In the entries below, find the line with "Recreate this image" and the line with "plt.rcParams['font.family'] = ['Lato', 'DejaVu", then retype both and everything between them exactly. Do not copy the pictures.

◆ Data entries:
☆ ☆ ☆ ☆ ☆

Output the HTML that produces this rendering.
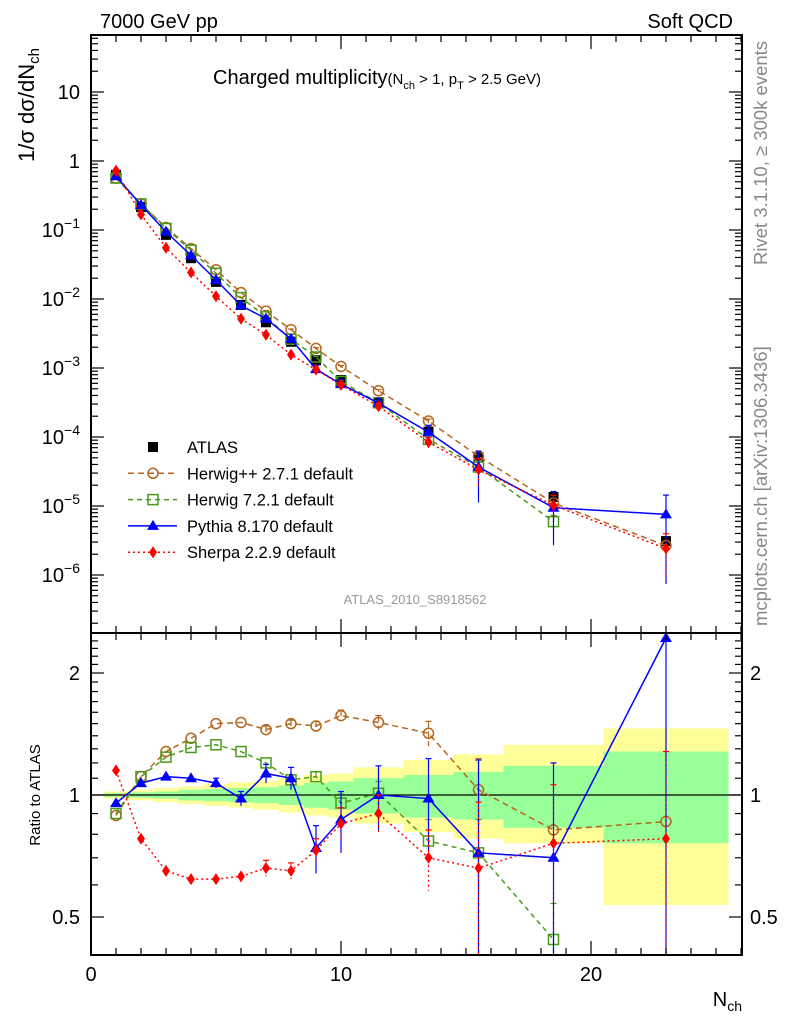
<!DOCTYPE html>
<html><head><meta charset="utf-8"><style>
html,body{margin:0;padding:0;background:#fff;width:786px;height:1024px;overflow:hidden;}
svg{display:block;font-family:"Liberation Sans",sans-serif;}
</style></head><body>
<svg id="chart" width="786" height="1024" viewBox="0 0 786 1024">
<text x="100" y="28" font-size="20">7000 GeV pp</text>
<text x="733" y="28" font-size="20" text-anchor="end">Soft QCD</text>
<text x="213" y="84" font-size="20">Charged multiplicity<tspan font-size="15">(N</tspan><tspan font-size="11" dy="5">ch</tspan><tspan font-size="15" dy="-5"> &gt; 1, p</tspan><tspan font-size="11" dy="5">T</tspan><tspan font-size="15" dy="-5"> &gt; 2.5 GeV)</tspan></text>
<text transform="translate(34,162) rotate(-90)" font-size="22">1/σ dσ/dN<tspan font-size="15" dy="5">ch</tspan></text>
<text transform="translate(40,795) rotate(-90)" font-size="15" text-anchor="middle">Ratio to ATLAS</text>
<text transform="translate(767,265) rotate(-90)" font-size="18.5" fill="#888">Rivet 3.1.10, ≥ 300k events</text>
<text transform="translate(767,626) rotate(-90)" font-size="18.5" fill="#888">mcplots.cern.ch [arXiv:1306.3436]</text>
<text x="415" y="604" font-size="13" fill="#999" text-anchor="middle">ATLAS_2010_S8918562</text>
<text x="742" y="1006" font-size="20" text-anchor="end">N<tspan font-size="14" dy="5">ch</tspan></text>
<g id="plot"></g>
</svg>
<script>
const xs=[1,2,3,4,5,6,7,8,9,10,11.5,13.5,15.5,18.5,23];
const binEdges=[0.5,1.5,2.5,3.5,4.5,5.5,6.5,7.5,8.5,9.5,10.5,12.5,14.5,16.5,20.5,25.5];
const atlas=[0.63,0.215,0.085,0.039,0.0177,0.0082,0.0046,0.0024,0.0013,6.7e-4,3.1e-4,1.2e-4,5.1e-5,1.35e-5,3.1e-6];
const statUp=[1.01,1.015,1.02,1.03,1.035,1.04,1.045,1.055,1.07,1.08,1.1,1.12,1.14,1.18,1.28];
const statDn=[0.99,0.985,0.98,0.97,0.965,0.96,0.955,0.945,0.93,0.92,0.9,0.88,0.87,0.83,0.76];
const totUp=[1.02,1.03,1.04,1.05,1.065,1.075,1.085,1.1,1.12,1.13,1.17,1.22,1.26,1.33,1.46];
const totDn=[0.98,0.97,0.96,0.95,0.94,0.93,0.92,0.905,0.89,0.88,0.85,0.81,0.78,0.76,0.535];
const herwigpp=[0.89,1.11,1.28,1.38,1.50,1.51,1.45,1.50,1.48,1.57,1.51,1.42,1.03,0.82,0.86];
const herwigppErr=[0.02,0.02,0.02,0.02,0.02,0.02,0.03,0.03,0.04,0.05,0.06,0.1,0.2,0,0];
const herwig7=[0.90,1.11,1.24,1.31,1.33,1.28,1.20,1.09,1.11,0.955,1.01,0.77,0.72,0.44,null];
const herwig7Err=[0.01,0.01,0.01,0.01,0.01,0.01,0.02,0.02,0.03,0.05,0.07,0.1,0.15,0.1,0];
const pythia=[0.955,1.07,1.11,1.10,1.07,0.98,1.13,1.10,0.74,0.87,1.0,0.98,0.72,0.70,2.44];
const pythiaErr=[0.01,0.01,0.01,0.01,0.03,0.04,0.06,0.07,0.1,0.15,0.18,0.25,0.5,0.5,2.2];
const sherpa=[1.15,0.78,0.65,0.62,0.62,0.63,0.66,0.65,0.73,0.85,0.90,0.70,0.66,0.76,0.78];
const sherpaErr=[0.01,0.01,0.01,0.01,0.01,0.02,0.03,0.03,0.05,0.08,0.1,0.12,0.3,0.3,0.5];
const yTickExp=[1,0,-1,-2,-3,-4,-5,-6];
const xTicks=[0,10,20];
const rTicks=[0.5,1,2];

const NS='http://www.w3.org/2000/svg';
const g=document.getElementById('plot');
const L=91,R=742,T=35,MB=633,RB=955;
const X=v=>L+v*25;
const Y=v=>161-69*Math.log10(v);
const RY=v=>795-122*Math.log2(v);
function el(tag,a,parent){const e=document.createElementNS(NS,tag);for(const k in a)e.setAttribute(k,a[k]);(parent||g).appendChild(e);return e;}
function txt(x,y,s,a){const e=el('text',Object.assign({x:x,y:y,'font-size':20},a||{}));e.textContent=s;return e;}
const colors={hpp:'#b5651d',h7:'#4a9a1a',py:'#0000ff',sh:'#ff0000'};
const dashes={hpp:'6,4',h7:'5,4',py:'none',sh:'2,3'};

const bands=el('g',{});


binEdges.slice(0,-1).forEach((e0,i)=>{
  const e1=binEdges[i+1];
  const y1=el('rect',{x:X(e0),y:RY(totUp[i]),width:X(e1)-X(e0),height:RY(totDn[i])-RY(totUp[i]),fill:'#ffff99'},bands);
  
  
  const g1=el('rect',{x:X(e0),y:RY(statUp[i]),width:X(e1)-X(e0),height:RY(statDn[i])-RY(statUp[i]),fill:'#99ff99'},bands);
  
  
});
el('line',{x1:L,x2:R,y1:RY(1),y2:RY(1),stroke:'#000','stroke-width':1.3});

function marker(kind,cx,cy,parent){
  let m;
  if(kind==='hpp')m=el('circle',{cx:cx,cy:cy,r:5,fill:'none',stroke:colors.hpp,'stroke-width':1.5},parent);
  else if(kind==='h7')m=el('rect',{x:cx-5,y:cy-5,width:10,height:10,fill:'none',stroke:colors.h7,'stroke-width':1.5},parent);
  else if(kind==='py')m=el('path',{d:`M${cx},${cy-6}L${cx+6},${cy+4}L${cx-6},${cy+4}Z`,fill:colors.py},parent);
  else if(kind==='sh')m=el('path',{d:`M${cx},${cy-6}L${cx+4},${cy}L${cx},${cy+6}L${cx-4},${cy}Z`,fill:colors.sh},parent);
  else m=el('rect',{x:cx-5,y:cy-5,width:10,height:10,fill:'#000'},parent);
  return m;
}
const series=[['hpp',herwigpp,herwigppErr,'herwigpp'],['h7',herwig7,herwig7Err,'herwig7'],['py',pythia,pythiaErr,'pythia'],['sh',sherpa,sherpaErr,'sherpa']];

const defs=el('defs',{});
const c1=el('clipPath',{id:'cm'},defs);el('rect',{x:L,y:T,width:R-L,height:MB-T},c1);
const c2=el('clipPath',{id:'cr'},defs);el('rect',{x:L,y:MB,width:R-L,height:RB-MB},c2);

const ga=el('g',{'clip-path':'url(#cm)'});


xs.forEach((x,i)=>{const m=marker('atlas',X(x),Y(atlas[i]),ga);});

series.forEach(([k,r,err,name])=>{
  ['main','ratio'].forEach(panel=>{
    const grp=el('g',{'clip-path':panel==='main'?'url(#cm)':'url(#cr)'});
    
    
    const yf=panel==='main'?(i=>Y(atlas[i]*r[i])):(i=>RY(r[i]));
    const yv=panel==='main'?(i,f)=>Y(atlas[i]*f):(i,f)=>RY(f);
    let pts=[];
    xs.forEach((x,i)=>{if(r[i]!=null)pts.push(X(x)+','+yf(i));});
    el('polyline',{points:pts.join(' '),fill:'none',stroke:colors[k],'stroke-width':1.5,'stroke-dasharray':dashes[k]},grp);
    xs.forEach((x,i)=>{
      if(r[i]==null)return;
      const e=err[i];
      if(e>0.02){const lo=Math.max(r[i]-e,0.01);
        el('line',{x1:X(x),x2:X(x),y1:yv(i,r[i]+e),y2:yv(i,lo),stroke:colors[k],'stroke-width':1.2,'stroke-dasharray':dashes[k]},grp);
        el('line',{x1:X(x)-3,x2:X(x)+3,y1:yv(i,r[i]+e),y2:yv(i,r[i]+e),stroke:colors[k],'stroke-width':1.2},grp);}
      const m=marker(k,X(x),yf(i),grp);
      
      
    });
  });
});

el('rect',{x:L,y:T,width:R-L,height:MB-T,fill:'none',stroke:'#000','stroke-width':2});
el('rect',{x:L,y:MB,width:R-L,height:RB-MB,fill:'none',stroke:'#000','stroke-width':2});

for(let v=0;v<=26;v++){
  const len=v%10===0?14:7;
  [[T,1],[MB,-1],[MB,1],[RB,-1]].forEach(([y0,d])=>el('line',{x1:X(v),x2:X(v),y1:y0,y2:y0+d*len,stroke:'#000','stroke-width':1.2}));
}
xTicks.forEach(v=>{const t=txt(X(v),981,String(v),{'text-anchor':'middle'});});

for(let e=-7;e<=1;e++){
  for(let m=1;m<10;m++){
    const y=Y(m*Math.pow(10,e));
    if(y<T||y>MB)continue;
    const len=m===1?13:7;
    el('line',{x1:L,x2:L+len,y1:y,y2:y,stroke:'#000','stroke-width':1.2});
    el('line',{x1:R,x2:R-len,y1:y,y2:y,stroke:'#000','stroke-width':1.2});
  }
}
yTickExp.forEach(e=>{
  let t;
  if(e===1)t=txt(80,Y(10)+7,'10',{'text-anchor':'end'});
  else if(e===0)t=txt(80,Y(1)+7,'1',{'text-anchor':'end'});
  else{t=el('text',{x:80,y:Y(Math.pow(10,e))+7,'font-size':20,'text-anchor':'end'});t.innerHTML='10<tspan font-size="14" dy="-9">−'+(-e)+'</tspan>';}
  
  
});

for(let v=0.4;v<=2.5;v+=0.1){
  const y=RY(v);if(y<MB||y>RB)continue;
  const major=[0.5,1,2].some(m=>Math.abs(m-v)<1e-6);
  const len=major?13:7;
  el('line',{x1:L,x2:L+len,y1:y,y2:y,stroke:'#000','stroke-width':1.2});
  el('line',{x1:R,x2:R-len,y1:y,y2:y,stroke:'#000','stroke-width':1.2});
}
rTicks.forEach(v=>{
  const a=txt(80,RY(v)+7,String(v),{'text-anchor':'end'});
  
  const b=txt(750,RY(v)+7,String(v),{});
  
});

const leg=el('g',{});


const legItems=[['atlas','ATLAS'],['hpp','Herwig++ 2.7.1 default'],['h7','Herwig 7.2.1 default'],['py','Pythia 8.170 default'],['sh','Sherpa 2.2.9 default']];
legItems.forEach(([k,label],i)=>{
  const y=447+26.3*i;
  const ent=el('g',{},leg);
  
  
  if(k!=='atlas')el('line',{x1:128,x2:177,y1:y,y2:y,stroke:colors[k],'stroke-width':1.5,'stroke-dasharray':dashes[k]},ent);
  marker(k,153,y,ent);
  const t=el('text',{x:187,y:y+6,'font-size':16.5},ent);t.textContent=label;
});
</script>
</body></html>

☆ ☆ ☆ ☆ ☆

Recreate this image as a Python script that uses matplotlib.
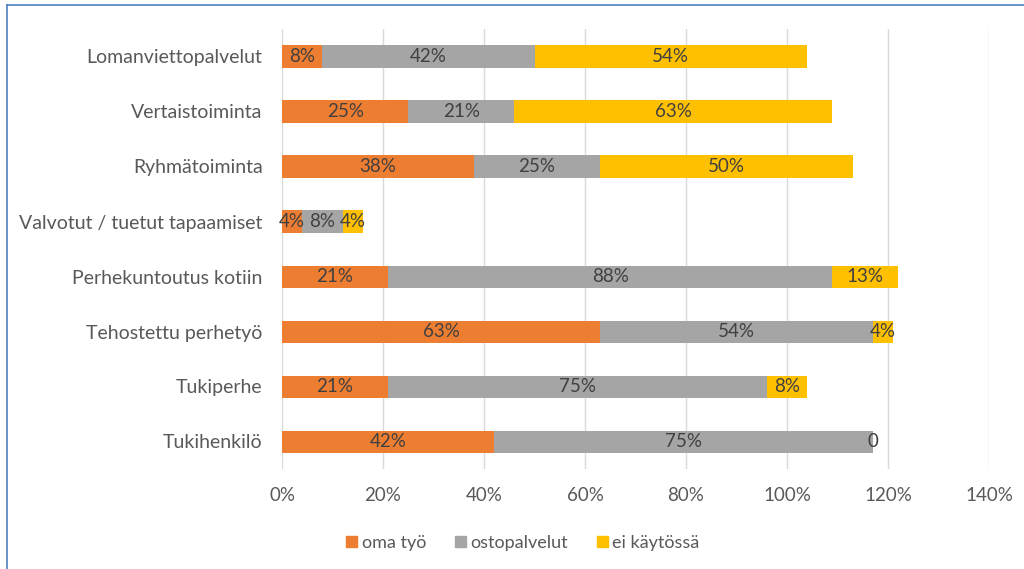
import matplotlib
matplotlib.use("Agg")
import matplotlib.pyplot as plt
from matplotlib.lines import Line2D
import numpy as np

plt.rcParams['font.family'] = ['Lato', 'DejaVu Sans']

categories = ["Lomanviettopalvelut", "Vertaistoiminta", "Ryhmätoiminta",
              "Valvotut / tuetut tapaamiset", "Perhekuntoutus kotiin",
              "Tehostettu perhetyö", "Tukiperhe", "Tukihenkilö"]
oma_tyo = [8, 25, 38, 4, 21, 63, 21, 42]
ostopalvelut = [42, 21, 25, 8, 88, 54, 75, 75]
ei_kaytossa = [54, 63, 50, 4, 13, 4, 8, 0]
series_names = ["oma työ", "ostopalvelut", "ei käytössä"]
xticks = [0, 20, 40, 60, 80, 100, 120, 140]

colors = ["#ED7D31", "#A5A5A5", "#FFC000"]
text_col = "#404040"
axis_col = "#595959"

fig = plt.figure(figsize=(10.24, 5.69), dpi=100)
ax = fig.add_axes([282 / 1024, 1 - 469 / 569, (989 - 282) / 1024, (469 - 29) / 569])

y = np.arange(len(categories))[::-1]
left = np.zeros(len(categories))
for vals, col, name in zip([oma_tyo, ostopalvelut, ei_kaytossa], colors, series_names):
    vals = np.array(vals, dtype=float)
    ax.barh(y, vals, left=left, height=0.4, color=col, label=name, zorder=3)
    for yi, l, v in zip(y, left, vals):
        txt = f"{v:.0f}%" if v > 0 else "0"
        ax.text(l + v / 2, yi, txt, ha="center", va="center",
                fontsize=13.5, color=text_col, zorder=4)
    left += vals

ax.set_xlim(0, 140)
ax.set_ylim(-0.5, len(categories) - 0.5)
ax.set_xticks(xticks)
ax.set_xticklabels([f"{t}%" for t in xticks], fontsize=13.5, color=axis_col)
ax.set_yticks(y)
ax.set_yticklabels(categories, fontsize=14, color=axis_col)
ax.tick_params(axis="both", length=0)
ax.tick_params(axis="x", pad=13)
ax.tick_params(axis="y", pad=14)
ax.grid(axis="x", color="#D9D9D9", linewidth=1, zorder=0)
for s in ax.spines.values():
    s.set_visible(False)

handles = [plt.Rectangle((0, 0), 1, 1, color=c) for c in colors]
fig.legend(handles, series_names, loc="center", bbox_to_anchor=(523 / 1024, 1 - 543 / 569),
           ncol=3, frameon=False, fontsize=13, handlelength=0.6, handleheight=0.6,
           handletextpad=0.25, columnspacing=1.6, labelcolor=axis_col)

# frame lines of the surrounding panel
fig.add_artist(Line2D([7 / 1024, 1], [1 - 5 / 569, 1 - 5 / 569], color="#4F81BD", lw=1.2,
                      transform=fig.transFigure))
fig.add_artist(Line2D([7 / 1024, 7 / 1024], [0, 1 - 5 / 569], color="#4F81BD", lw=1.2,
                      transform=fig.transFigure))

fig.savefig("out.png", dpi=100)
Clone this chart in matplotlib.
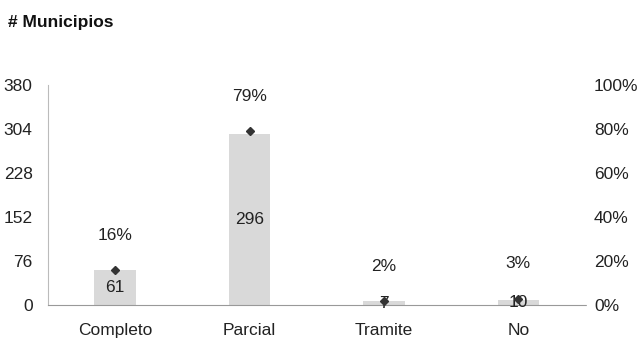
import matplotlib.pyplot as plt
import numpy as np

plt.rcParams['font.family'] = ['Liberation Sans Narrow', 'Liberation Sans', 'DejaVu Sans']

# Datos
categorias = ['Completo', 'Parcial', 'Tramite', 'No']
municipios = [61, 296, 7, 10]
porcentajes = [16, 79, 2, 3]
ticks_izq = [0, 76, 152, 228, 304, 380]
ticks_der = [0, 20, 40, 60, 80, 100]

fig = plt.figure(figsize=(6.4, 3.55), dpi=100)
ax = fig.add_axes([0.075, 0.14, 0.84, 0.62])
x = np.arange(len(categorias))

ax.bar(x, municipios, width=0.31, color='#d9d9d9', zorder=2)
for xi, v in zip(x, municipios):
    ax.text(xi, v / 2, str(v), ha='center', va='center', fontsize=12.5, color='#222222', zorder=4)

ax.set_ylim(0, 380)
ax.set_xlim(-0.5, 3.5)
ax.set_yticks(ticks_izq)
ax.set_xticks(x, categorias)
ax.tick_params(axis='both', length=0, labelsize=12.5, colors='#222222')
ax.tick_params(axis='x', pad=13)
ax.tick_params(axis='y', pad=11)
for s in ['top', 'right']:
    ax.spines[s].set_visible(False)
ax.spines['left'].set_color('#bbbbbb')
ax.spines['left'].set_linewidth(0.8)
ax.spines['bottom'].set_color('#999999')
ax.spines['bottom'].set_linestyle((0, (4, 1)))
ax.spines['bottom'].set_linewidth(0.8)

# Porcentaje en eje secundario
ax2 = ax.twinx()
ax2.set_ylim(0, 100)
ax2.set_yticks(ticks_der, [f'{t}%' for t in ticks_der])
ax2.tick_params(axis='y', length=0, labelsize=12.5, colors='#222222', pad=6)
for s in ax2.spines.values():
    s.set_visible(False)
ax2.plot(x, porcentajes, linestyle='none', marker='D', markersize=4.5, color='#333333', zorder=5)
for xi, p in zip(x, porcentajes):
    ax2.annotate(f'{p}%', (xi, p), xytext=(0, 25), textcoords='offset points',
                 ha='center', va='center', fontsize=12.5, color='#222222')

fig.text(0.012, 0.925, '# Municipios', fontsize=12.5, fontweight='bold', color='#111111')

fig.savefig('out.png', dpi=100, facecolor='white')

☆ ☆ ☆ ☆ ☆

◆ Expected answer:
Recreate this image as a Python script that uses matplotlib.
import matplotlib
matplotlib.use("Agg")
import matplotlib.pyplot as plt
from matplotlib.lines import Line2D
import numpy as np

plt.rcParams['font.family'] = ['Lato', 'DejaVu Sans']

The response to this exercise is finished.